** START **
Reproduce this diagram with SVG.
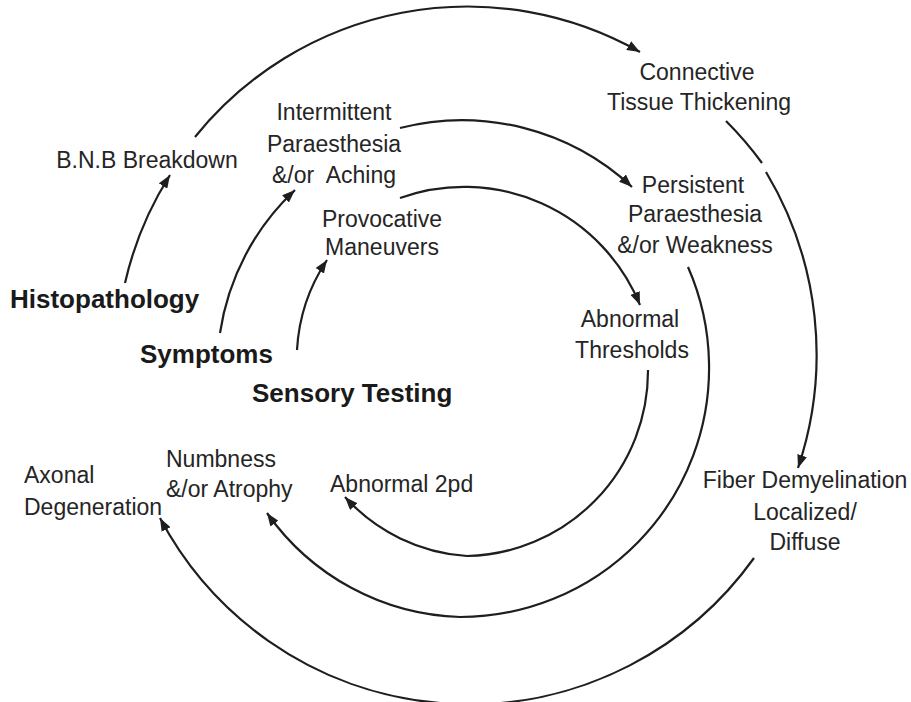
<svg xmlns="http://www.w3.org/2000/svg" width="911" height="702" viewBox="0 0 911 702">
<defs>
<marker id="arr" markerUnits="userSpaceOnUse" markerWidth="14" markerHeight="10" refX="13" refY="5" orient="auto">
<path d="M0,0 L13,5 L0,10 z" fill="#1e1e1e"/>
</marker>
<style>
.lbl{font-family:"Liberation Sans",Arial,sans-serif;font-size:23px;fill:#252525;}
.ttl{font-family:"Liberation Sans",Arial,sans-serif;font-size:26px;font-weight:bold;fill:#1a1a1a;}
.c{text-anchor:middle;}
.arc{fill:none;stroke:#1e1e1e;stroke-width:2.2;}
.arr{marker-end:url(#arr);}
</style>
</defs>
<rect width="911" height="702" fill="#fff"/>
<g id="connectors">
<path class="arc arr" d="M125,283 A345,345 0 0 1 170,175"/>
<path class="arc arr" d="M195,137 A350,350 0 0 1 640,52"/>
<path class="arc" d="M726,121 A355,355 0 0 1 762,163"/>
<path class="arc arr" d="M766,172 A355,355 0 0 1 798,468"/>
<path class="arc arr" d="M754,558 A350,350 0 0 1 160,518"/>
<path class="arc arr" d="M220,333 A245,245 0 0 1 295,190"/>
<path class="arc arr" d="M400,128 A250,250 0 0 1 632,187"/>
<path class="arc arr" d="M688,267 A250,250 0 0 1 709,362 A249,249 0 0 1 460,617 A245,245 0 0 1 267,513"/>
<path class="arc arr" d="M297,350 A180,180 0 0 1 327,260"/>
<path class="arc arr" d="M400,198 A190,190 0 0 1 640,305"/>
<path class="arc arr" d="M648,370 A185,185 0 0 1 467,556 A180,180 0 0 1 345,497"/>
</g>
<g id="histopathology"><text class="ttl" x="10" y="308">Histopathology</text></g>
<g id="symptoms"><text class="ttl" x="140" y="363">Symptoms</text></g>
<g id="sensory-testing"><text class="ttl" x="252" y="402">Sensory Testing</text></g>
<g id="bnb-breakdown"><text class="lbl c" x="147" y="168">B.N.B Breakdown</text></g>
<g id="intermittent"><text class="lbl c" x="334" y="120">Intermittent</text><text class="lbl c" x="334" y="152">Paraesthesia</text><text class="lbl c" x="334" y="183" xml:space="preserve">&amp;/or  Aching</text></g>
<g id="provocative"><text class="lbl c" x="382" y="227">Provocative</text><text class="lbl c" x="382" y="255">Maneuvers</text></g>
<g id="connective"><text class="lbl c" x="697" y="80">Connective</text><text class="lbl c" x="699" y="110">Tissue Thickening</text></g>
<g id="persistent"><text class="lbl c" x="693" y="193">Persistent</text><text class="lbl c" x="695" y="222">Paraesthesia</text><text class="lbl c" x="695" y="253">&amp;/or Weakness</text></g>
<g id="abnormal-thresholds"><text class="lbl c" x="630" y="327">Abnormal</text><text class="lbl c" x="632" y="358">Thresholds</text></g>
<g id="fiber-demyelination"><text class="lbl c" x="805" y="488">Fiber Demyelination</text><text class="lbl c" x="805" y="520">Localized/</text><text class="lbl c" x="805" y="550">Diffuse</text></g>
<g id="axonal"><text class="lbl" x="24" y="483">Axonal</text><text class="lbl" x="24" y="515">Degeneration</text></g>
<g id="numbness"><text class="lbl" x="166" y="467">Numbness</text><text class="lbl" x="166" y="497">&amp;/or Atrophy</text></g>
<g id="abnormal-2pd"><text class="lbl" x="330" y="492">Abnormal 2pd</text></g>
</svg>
** END **
- _Required work_: Your task is to repeat the material above exactly, without its pictures.

- _Final result_:
Reproduce this diagram with SVG.
<svg xmlns="http://www.w3.org/2000/svg" width="911" height="702" viewBox="0 0 911 702">
<defs>
<marker id="arr" markerUnits="userSpaceOnUse" markerWidth="14" markerHeight="10" refX="13" refY="5" orient="auto">
<path d="M0,0 L13,5 L0,10 z" fill="#1e1e1e"/>
</marker>
<style>
.lbl{font-family:"Liberation Sans",Arial,sans-serif;font-size:23px;fill:#252525;}
.ttl{font-family:"Liberation Sans",Arial,sans-serif;font-size:26px;font-weight:bold;fill:#1a1a1a;}
.c{text-anchor:middle;}
.arc{fill:none;stroke:#1e1e1e;stroke-width:2.2;}
.arr{marker-end:url(#arr);}
</style>
</defs>
<rect width="911" height="702" fill="#fff"/>
<g id="connectors">
<path class="arc arr" d="M125,283 A345,345 0 0 1 170,175"/>
<path class="arc arr" d="M195,137 A350,350 0 0 1 640,52"/>
<path class="arc" d="M726,121 A355,355 0 0 1 762,163"/>
<path class="arc arr" d="M766,172 A355,355 0 0 1 798,468"/>
<path class="arc arr" d="M754,558 A350,350 0 0 1 160,518"/>
<path class="arc arr" d="M220,333 A245,245 0 0 1 295,190"/>
<path class="arc arr" d="M400,128 A250,250 0 0 1 632,187"/>
<path class="arc arr" d="M688,267 A250,250 0 0 1 709,362 A249,249 0 0 1 460,617 A245,245 0 0 1 267,513"/>
<path class="arc arr" d="M297,350 A180,180 0 0 1 327,260"/>
<path class="arc arr" d="M400,198 A190,190 0 0 1 640,305"/>
<path class="arc arr" d="M648,370 A185,185 0 0 1 467,556 A180,180 0 0 1 345,497"/>
</g>
<g id="histopathology"><text class="ttl" x="10" y="308">Histopathology</text></g>
<g id="symptoms"><text class="ttl" x="140" y="363">Symptoms</text></g>
<g id="sensory-testing"><text class="ttl" x="252" y="402">Sensory Testing</text></g>
<g id="bnb-breakdown"><text class="lbl c" x="147" y="168">B.N.B Breakdown</text></g>
<g id="intermittent"><text class="lbl c" x="334" y="120">Intermittent</text><text class="lbl c" x="334" y="152">Paraesthesia</text><text class="lbl c" x="334" y="183" xml:space="preserve">&amp;/or  Aching</text></g>
<g id="provocative"><text class="lbl c" x="382" y="227">Provocative</text><text class="lbl c" x="382" y="255">Maneuvers</text></g>
<g id="connective"><text class="lbl c" x="697" y="80">Connective</text><text class="lbl c" x="699" y="110">Tissue Thickening</text></g>
<g id="persistent"><text class="lbl c" x="693" y="193">Persistent</text><text class="lbl c" x="695" y="222">Paraesthesia</text><text class="lbl c" x="695" y="253">&amp;/or Weakness</text></g>
<g id="abnormal-thresholds"><text class="lbl c" x="630" y="327">Abnormal</text><text class="lbl c" x="632" y="358">Thresholds</text></g>
<g id="fiber-demyelination"><text class="lbl c" x="805" y="488">Fiber Demyelination</text><text class="lbl c" x="805" y="520">Localized/</text><text class="lbl c" x="805" y="550">Diffuse</text></g>
<g id="axonal"><text class="lbl" x="24" y="483">Axonal</text><text class="lbl" x="24" y="515">Degeneration</text></g>
<g id="numbness"><text class="lbl" x="166" y="467">Numbness</text><text class="lbl" x="166" y="497">&amp;/or Atrophy</text></g>
<g id="abnormal-2pd"><text class="lbl" x="330" y="492">Abnormal 2pd</text></g>
</svg>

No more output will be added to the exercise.